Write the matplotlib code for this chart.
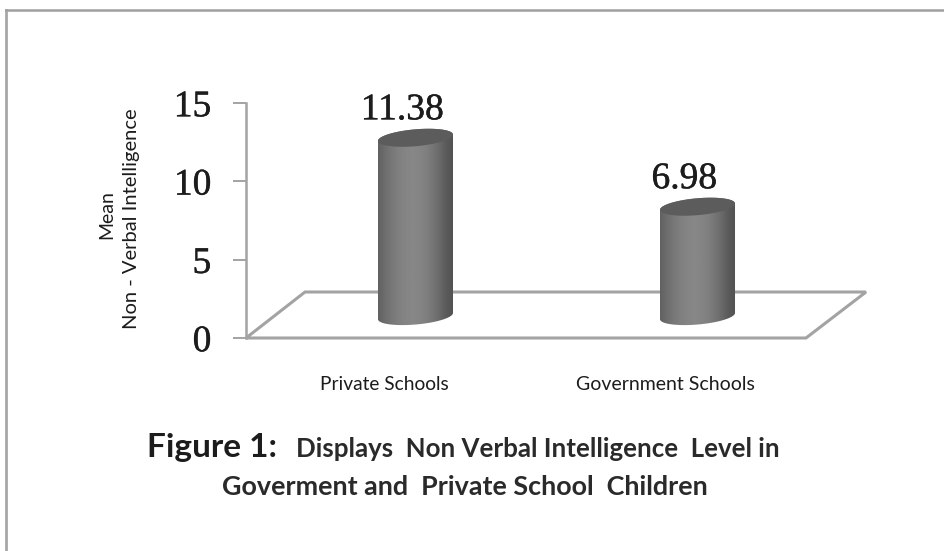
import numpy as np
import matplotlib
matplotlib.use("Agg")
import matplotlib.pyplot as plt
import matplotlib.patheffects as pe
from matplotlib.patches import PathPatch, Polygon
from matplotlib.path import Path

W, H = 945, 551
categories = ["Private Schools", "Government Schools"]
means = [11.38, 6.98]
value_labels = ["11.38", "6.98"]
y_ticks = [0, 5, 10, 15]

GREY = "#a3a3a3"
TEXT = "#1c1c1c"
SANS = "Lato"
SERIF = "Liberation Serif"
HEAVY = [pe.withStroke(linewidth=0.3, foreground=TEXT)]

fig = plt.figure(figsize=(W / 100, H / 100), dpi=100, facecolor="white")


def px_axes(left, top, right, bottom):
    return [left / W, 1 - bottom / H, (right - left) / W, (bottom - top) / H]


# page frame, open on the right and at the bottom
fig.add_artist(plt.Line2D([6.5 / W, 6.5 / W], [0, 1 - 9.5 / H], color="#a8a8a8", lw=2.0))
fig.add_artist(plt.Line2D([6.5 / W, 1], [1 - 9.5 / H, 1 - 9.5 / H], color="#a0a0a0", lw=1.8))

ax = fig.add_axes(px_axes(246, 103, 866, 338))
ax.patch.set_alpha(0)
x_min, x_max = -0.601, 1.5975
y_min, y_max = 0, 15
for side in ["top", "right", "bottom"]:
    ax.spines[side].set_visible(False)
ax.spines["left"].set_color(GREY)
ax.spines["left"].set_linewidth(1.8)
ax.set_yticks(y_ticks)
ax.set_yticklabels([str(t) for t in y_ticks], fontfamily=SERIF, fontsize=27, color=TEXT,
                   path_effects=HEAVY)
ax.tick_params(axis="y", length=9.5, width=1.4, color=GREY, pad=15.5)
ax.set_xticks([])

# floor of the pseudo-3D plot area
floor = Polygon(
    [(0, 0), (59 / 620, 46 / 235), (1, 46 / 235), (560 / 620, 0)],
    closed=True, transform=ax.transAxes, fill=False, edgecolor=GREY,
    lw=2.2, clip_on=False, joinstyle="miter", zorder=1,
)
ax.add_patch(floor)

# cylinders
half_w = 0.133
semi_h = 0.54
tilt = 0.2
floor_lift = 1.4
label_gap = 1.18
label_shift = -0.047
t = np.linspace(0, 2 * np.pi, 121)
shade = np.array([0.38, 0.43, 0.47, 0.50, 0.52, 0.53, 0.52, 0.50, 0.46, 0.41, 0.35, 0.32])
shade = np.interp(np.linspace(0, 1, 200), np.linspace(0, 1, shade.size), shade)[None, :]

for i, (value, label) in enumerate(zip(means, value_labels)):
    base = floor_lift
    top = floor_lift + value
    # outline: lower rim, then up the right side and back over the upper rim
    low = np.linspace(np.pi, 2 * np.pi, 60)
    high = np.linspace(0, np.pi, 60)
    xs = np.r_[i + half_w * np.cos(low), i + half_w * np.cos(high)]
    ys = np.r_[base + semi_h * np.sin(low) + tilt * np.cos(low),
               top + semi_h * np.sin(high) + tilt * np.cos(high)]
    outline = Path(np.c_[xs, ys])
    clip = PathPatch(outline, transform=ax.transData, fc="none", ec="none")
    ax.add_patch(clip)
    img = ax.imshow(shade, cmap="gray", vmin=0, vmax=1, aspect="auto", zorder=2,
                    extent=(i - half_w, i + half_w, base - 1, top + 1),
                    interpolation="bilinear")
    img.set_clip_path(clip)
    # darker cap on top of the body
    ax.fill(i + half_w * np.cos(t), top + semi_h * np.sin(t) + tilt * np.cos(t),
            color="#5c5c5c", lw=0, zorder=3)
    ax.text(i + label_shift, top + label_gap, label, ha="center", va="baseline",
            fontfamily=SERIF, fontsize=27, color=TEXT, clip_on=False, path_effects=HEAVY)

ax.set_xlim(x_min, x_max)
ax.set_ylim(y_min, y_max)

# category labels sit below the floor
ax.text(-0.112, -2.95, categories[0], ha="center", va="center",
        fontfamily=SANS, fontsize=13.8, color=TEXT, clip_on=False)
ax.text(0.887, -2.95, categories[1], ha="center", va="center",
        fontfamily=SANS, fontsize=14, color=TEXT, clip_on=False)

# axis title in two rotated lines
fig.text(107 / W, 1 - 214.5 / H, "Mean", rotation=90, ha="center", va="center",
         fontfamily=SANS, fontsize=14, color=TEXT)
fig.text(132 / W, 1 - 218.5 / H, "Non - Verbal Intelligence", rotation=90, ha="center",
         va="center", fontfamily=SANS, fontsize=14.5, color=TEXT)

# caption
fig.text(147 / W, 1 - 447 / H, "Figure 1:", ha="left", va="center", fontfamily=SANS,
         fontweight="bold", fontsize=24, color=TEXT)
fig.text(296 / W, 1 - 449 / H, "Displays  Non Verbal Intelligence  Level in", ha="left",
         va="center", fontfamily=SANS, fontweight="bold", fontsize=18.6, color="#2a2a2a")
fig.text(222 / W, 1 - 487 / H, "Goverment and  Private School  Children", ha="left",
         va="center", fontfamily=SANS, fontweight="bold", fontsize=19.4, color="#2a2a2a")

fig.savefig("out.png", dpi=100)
=====
**WHAT IS EXPECTED:** Retype the listing exactly. Pictures do not belong in the copy.

**SOLUTION BELOW:**
Write the matplotlib code for this chart.
import numpy as np
import matplotlib
matplotlib.use("Agg")
import matplotlib.pyplot as plt
import matplotlib.patheffects as pe
from matplotlib.patches import PathPatch, Polygon
from matplotlib.path import Path

W, H = 945, 551
categories = ["Private Schools", "Government Schools"]
means = [11.38, 6.98]
value_labels = ["11.38", "6.98"]
y_ticks = [0, 5, 10, 15]

GREY = "#a3a3a3"
TEXT = "#1c1c1c"
SANS = "Lato"
SERIF = "Liberation Serif"
HEAVY = [pe.withStroke(linewidth=0.3, foreground=TEXT)]

fig = plt.figure(figsize=(W / 100, H / 100), dpi=100, facecolor="white")


def px_axes(left, top, right, bottom):
    return [left / W, 1 - bottom / H, (right - left) / W, (bottom - top) / H]


# page frame, open on the right and at the bottom
fig.add_artist(plt.Line2D([6.5 / W, 6.5 / W], [0, 1 - 9.5 / H], color="#a8a8a8", lw=2.0))
fig.add_artist(plt.Line2D([6.5 / W, 1], [1 - 9.5 / H, 1 - 9.5 / H], color="#a0a0a0", lw=1.8))

ax = fig.add_axes(px_axes(246, 103, 866, 338))
ax.patch.set_alpha(0)
x_min, x_max = -0.601, 1.5975
y_min, y_max = 0, 15
for side in ["top", "right", "bottom"]:
    ax.spines[side].set_visible(False)
ax.spines["left"].set_color(GREY)
ax.spines["left"].set_linewidth(1.8)
ax.set_yticks(y_ticks)
ax.set_yticklabels([str(t) for t in y_ticks], fontfamily=SERIF, fontsize=27, color=TEXT,
                   path_effects=HEAVY)
ax.tick_params(axis="y", length=9.5, width=1.4, color=GREY, pad=15.5)
ax.set_xticks([])

# floor of the pseudo-3D plot area
floor = Polygon(
    [(0, 0), (59 / 620, 46 / 235), (1, 46 / 235), (560 / 620, 0)],
    closed=True, transform=ax.transAxes, fill=False, edgecolor=GREY,
    lw=2.2, clip_on=False, joinstyle="miter", zorder=1,
)
ax.add_patch(floor)

# cylinders
half_w = 0.133
semi_h = 0.54
tilt = 0.2
floor_lift = 1.4
label_gap = 1.18
label_shift = -0.047
t = np.linspace(0, 2 * np.pi, 121)
shade = np.array([0.38, 0.43, 0.47, 0.50, 0.52, 0.53, 0.52, 0.50, 0.46, 0.41, 0.35, 0.32])
shade = np.interp(np.linspace(0, 1, 200), np.linspace(0, 1, shade.size), shade)[None, :]

for i, (value, label) in enumerate(zip(means, value_labels)):
    base = floor_lift
    top = floor_lift + value
    # outline: lower rim, then up the right side and back over the upper rim
    low = np.linspace(np.pi, 2 * np.pi, 60)
    high = np.linspace(0, np.pi, 60)
    xs = np.r_[i + half_w * np.cos(low), i + half_w * np.cos(high)]
    ys = np.r_[base + semi_h * np.sin(low) + tilt * np.cos(low),
               top + semi_h * np.sin(high) + tilt * np.cos(high)]
    outline = Path(np.c_[xs, ys])
    clip = PathPatch(outline, transform=ax.transData, fc="none", ec="none")
    ax.add_patch(clip)
    img = ax.imshow(shade, cmap="gray", vmin=0, vmax=1, aspect="auto", zorder=2,
                    extent=(i - half_w, i + half_w, base - 1, top + 1),
                    interpolation="bilinear")
    img.set_clip_path(clip)
    # darker cap on top of the body
    ax.fill(i + half_w * np.cos(t), top + semi_h * np.sin(t) + tilt * np.cos(t),
            color="#5c5c5c", lw=0, zorder=3)
    ax.text(i + label_shift, top + label_gap, label, ha="center", va="baseline",
            fontfamily=SERIF, fontsize=27, color=TEXT, clip_on=False, path_effects=HEAVY)

ax.set_xlim(x_min, x_max)
ax.set_ylim(y_min, y_max)

# category labels sit below the floor
ax.text(-0.112, -2.95, categories[0], ha="center", va="center",
        fontfamily=SANS, fontsize=13.8, color=TEXT, clip_on=False)
ax.text(0.887, -2.95, categories[1], ha="center", va="center",
        fontfamily=SANS, fontsize=14, color=TEXT, clip_on=False)

# axis title in two rotated lines
fig.text(107 / W, 1 - 214.5 / H, "Mean", rotation=90, ha="center", va="center",
         fontfamily=SANS, fontsize=14, color=TEXT)
fig.text(132 / W, 1 - 218.5 / H, "Non - Verbal Intelligence", rotation=90, ha="center",
         va="center", fontfamily=SANS, fontsize=14.5, color=TEXT)

# caption
fig.text(147 / W, 1 - 447 / H, "Figure 1:", ha="left", va="center", fontfamily=SANS,
         fontweight="bold", fontsize=24, color=TEXT)
fig.text(296 / W, 1 - 449 / H, "Displays  Non Verbal Intelligence  Level in", ha="left",
         va="center", fontfamily=SANS, fontweight="bold", fontsize=18.6, color="#2a2a2a")
fig.text(222 / W, 1 - 487 / H, "Goverment and  Private School  Children", ha="left",
         va="center", fontfamily=SANS, fontweight="bold", fontsize=19.4, color="#2a2a2a")

fig.savefig("out.png", dpi=100)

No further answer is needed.